Loot Rascals is wacky in a way that feels genuine; the art style and creature design in particular feel like the work of artists who watched a lot of The Ren & Stimpy Show as kids and soaked up its playful grotesquery.
The action in Loot Rascals unfolds in a turn-based fashion. You move between hexagonal spaces, uncovering each area as you go, and either fight or circumvent enemies you encounter. Your goal is to find the warp spaces in each zone and make it to the fifth level to escape. Your attack and defense ratings are determined by the cards you’ve collected from defeated enemies. Meanwhile, enemies toggle between attack and defense modes on a day-night cycle that sees the sun or moon rise every five turns. Battles are automatically triggered when you and an enemy are on the same space. You want to attack foes while they’re defending because you’ll score the first hit--and, if your attack rating is high enough, you’ll be able to take them out before they get their chance to counterattack.

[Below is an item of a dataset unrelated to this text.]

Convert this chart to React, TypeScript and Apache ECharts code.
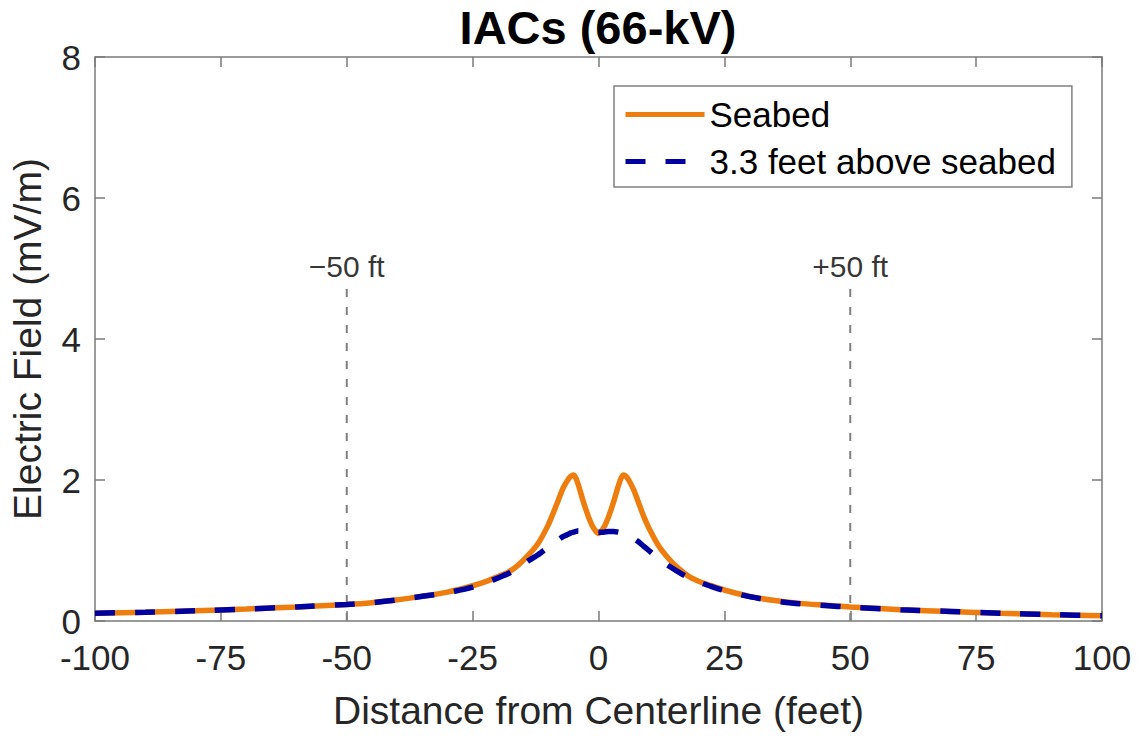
import React, { useEffect, useRef } from "react";
import * as echarts from "echarts";

const xs = [-100, -90, -80, -70, -60, -50, -45, -40, -35, -30, -25, -22, -20, -18, -16, -14, -12, -10, -9, -8, -7, -6, -5.5, -5, -4.5, -4, -3, -2, -1, 0, 1, 2, 3, 4, 4.5, 5, 5.5, 6, 7, 8, 9, 10, 12, 14, 16, 18, 20, 22, 25, 30, 35, 40, 45, 50, 60, 70, 80, 90, 100];

const seabed = [0.11, 0.125, 0.145, 0.17, 0.2, 0.235, 0.26, 0.3, 0.35, 0.41, 0.5, 0.57, 0.63, 0.69, 0.79, 0.93, 1.1, 1.36, 1.53, 1.71, 1.89, 2.01, 2.05, 2.07, 2.03, 1.93, 1.69, 1.48, 1.32, 1.24, 1.32, 1.48, 1.69, 1.93, 2.03, 2.07, 2.05, 2.0, 1.86, 1.67, 1.48, 1.32, 1.06, 0.88, 0.74, 0.63, 0.56, 0.51, 0.44, 0.35, 0.29, 0.25, 0.225, 0.2, 0.16, 0.135, 0.11, 0.09, 0.075];

const above = [0.11, 0.125, 0.145, 0.17, 0.2, 0.235, 0.26, 0.3, 0.35, 0.4, 0.48, 0.55, 0.61, 0.67, 0.75, 0.85, 0.94, 1.05, 1.1, 1.15, 1.2, 1.23, 1.25, 1.26, 1.27, 1.28, 1.28, 1.27, 1.26, 1.26, 1.26, 1.27, 1.27, 1.26, 1.25, 1.24, 1.23, 1.21, 1.17, 1.12, 1.06, 1.0, 0.88, 0.78, 0.69, 0.61, 0.55, 0.5, 0.43, 0.345, 0.285, 0.245, 0.22, 0.195, 0.16, 0.135, 0.11, 0.09, 0.075];

const xTicks = { min: -100, max: 100, interval: 25 };
const yTicks = { min: 0, max: 8, interval: 2 };
const markerXs = [-50, 50];
const markerLabels = ["\u221250 ft", "+50 ft"];
const markerTop = 4.79;
const seriesNames = ["Seabed", "3.3 feet above seabed"];
const titleText = "IACs (66-kV)";
const xName = "Distance from Centerline (feet)";
const yName = "Electric Field (mV/m)";

const FONT = "'Liberation Sans', Arial, Helvetica, sans-serif";
const AXIS_COLOR = "#7a7a7a";
const TEXT_COLOR = "#262626";
const ORANGE = "#ED7D0E";
const NAVY = "#0000A0";

export default function App() {
  const ref = useRef<HTMLDivElement>(null);
  useEffect(() => {
    if (!ref.current) return;
    const chart = echarts.init(ref.current, undefined, { renderer: "svg" });
    const pair = (ys: number[]) => xs.map((x, i) => [x, ys[i]]);
    const axisBase = {
      type: "value" as const,
      axisLine: { show: true, onZero: false, lineStyle: { color: AXIS_COLOR, width: 1.5 } },
      axisTick: { show: true, inside: true, length: 10, lineStyle: { color: AXIS_COLOR, width: 1.5 } },
      splitLine: { show: false },
    };
    const markerSeries: any[] = markerXs.map((mx, i) => ({
      type: "line",
      name: "marker" + i,
      data: [[mx, 0], [mx, markerTop]],
      symbol: "none",
      silent: true,
      lineStyle: { color: "#808080", width: 2, type: [8, 10] },
      z: 1,
    }));
    const labelSeries = {
      type: "scatter",
      name: "markerLabels",
      data: markerXs.map((mx, i) => ({ value: [mx, markerTop], label: { formatter: markerLabels[i] } })),
      symbolSize: 0,
      silent: true,
      label: {
        show: true,
        position: "top",
        distance: 2,
        fontSize: 30,
        fontFamily: FONT,
        color: "#000",
      },
    };
    chart.setOption({
      animation: false,
      backgroundColor: "#fff",
      title: {
        text: titleText,
        left: 598,
        top: 4,
        padding: 0,
        textAlign: "center",
        textStyle: { fontSize: 47, fontWeight: "bold", fontFamily: FONT, color: "#000" },
      },
      grid: { left: 94, right: 41, top: 57, bottom: 117, containLabel: false },
      legend: {
        data: seriesNames,
        orient: "vertical",
        left: 614,
        top: 86,
        padding: [11, 16, 8, 9],
        itemGap: 12,
        itemWidth: 79,
        itemHeight: 14,
        borderColor: "#808080",
        borderWidth: 1.5,
        backgroundColor: "#fff",
        itemStyle: { opacity: 0, borderWidth: 0 },
        lineStyle: { width: 5 },
        textStyle: { fontSize: 35, fontFamily: FONT, color: "#000" },
      },
      xAxis: [
        {
          ...axisBase,
          ...xTicks,
          position: "bottom",
          name: xName,
          nameLocation: "middle",
          nameGap: 70,
          nameTextStyle: { fontSize: 39, fontFamily: FONT, color: TEXT_COLOR },
          axisLabel: { fontSize: 35, fontFamily: FONT, color: TEXT_COLOR, margin: 19 },
        },
        {
          ...axisBase,
          ...xTicks,
          position: "top",
          axisLabel: { show: false },
        },
      ],
      yAxis: [
        {
          ...axisBase,
          ...yTicks,
          position: "left",
          name: yName,
          nameLocation: "middle",
          nameGap: 48,
          nameTextStyle: { fontSize: 39, fontFamily: FONT, color: TEXT_COLOR },
          axisLabel: { fontSize: 35, fontFamily: FONT, color: TEXT_COLOR, margin: 14 },
        },
        {
          ...axisBase,
          ...yTicks,
          position: "right",
          axisLabel: { show: false },
        },
      ],
      series: [
        ...markerSeries,
        labelSeries,
        {
          type: "line",
          name: seriesNames[0],
          data: pair(seabed),
          symbol: "none",
          smooth: 0.2,
          lineStyle: { color: ORANGE, width: 5.5 },
          itemStyle: { color: ORANGE },
          z: 3,
        },
        {
          type: "line",
          name: seriesNames[1],
          data: pair(above),
          symbol: "none",
          smooth: 0.2,
          lineStyle: { color: NAVY, width: 5.5, type: [20, 20] },
          itemStyle: { color: NAVY },
          z: 4,
        },
      ],
    });
    return () => chart.dispose();
  }, []);
  return <div ref={ref} style={{ position: "absolute", left: 0, top: 0, width: 1143, height: 738 }} />;
}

It’s a solid core system, especially if you manage to get your hands on some strong cards early on. Several have different mutations that can strengthen your stats or grant new abilities. You can equip eight cards at once and hold six others, and where you place them in your “hand” matters--a card may power up all others to its right, for example, or lose all power if placed in the top row. Balancing your cards and figuring out the best combinations based on what you have is one of the game’s more rewarding elements.
Loot Rascals’ core problem is repetition. This is, admittedly, a core part of the roguelike experience, where if you're ever defeated in battle, you lose all of you progress and must start a new playthrough. But the best games in the genre find ways to keep the early stages interesting during repeated plays. While the levels themselves are randomly generated, each stage’s main enemies and features are largely the same each time. While being fastidious, checking your map as it reveals itself, and picking your battles are all important, there’s a strong element of luck to Loot Rascals that becomes grating after a while. A handful of truly powerful, useful cards can greatly increase your chances of progress, so if you don’t encounter any of them early on, the uphill battle you’re fighting can start to feel insurmountable.
Over hours of play, your success starts to feel arbitrary, and fighting your way through the first area over and over again feels rote and dull.
If you’re not loaded up with cards augmented with abilities--which allow you to hit enemies from a distance with attacks and distractions--progress can stagnate. Enemies have different movement patterns and abilities, but none of them truly shake up the gameplay. It’s rare that you’ll be in a position to use your environment to your advantage or employ tactics beyond attacking or running away. The lack of a story outside of the opening and closing cutscenes means that runs never feel like narrative adventures the way they do in some stronger roguelikes. You never die with a sense that something exciting just happened, or that tragedy struck--only a sense of annoyance at needing to start over.
The game does provide some help, at least: if you find a certain card in each area and return it to a character at your starting point you’ll unlock extra abilities, including a super helpful “reveal the full map” ability in the second area. However, if you don’t happen across the good cards while venturing around each map, it becomes very difficult to progress. Over hours of play, your success starts to feel arbitrary, and fighting your way through the first area over and over again feels rote and dull.
Loot Rascal's simplicity ends up weakening its prospects as a long-term time investment and it’s not the kind of game that leaves you feeling like you’ve learned much from your losses. The only progress that carries over between playthroughs depends on the kindness of other players: when you die, the enemy that kills you can snatch one of your cards, and if another player encounters that enemy in their game and vanquishes the foe, they can choose to return that card to you, lest their game be haunted by your vengeful ghost.
Loot Rascals card and deck systems are enticing, and its singular aesthetic and strange sense of humor make the game fundamentally likable early on. After a few hours, however, it feels like there isn't a lot to gain for all the effort you're asked to put in. There are fleeting moments of joy when a strategic card collection lets you steamroll through the enemy forces, but the monotony of getting to those moments wears you down in the end.